━━━ Data segment
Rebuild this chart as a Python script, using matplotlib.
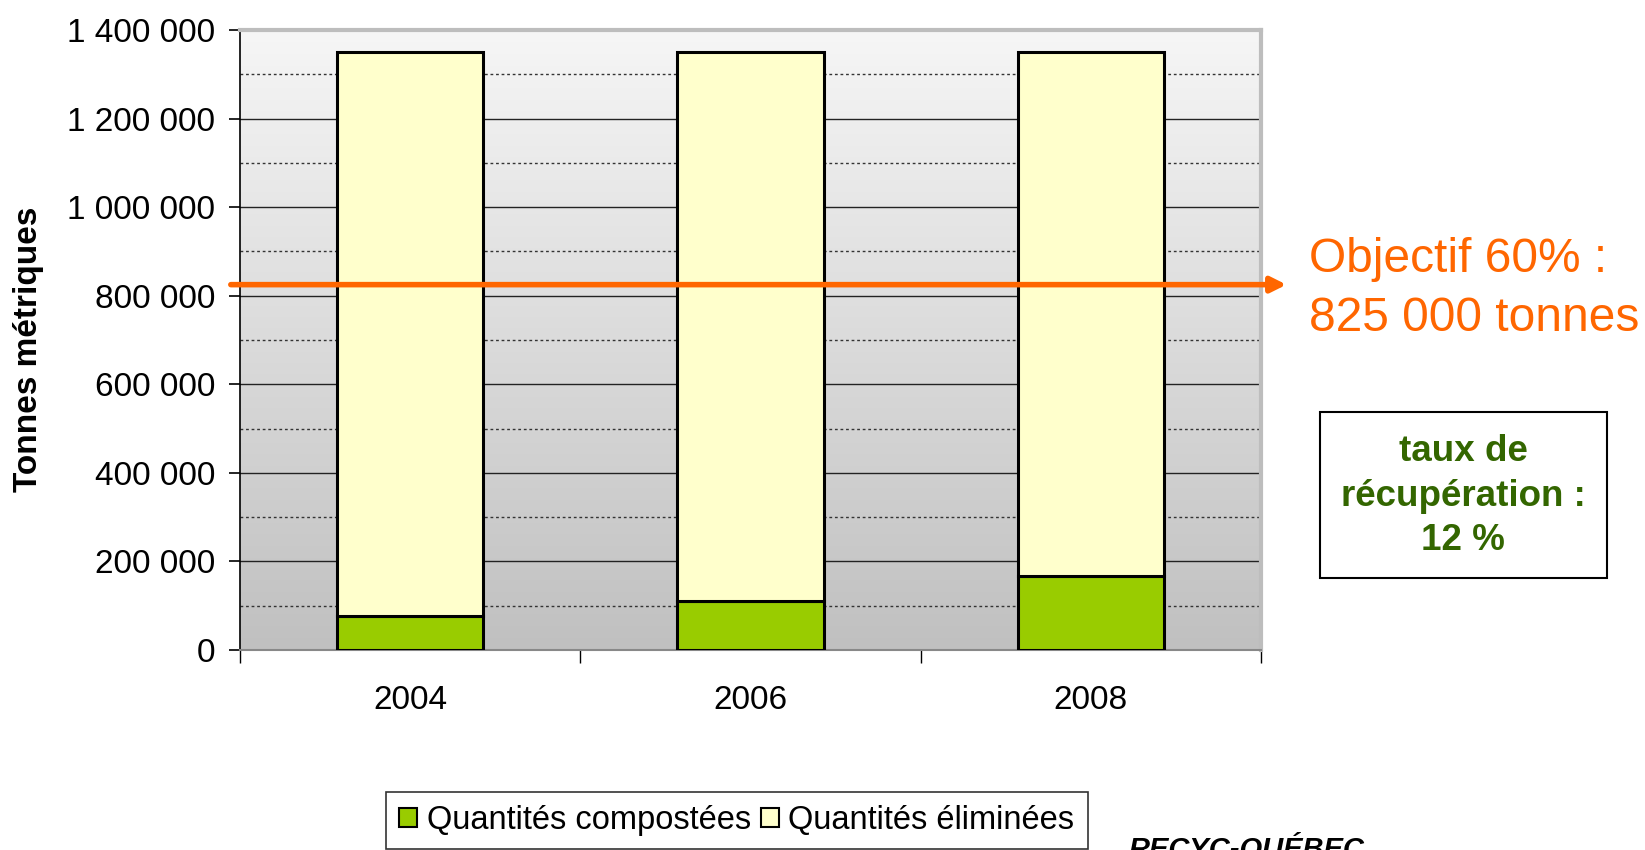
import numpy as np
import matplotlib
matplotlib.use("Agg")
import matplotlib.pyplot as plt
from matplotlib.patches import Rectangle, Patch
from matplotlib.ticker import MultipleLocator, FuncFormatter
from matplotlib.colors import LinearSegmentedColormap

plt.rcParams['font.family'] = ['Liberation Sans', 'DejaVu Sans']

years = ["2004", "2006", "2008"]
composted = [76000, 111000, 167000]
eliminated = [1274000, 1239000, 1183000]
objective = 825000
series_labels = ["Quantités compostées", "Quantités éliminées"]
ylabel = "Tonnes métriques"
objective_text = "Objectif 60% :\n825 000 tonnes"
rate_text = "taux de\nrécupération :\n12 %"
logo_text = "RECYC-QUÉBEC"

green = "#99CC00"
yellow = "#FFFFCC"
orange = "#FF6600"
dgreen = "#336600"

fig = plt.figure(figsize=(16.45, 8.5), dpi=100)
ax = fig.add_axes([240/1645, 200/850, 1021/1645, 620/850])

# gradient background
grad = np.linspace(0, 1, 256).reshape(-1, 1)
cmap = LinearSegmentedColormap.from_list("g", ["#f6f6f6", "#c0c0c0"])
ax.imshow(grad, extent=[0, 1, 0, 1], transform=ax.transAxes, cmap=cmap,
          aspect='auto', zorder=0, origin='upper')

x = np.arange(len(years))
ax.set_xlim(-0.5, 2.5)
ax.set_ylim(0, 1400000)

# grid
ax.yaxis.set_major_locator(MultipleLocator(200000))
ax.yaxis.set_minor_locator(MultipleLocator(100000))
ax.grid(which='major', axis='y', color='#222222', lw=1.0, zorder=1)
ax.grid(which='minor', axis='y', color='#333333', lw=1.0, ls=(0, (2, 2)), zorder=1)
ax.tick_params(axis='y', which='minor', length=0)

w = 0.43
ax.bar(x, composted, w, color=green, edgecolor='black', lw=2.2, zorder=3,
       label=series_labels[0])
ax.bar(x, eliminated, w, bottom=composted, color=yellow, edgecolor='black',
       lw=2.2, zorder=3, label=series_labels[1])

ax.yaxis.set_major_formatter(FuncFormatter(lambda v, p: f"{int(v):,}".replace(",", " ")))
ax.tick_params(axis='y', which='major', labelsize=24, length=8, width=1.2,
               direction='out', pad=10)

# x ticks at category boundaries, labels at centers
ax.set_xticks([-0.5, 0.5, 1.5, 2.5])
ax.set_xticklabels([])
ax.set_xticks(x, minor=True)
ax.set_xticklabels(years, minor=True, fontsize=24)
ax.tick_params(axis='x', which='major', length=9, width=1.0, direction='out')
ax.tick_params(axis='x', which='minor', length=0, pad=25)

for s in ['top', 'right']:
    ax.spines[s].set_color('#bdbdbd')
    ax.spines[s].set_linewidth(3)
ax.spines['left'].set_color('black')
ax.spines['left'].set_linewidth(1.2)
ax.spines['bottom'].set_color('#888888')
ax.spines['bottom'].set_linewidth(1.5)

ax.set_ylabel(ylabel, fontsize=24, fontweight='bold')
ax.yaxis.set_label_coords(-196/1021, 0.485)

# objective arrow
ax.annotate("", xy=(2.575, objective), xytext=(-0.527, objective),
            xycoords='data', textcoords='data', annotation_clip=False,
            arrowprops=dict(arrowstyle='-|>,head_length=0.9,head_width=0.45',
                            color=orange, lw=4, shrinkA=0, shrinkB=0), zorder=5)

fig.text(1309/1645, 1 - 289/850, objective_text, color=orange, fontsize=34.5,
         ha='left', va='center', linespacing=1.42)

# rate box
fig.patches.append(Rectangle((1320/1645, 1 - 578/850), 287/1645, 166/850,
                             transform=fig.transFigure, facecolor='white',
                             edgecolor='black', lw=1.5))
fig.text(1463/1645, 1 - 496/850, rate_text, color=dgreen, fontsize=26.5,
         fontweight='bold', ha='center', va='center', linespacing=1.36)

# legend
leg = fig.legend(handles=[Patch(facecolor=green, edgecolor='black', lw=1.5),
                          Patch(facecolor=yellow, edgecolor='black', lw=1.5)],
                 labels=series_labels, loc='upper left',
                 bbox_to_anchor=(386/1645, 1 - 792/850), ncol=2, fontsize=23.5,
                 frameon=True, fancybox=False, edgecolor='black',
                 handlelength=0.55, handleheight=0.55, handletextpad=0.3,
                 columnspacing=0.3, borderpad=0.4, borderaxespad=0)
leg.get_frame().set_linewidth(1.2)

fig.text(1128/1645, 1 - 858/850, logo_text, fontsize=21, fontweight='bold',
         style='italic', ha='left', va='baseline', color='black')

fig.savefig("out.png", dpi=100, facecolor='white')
━━━━━━
◆ Given task ◆
Make an exact copy of the lines from the top of the material through the line with "plt.rcParams['font.family'] = ['Liberation", pictures excluded.

◆ Result of this task ◆
Rebuild this chart as a Python script, using matplotlib.
import numpy as np
import matplotlib
matplotlib.use("Agg")
import matplotlib.pyplot as plt
from matplotlib.patches import Rectangle, Patch
from matplotlib.ticker import MultipleLocator, FuncFormatter
from matplotlib.colors import LinearSegmentedColormap

plt.rcParams['font.family'] = ['Liberation Sans', 'DejaVu Sans']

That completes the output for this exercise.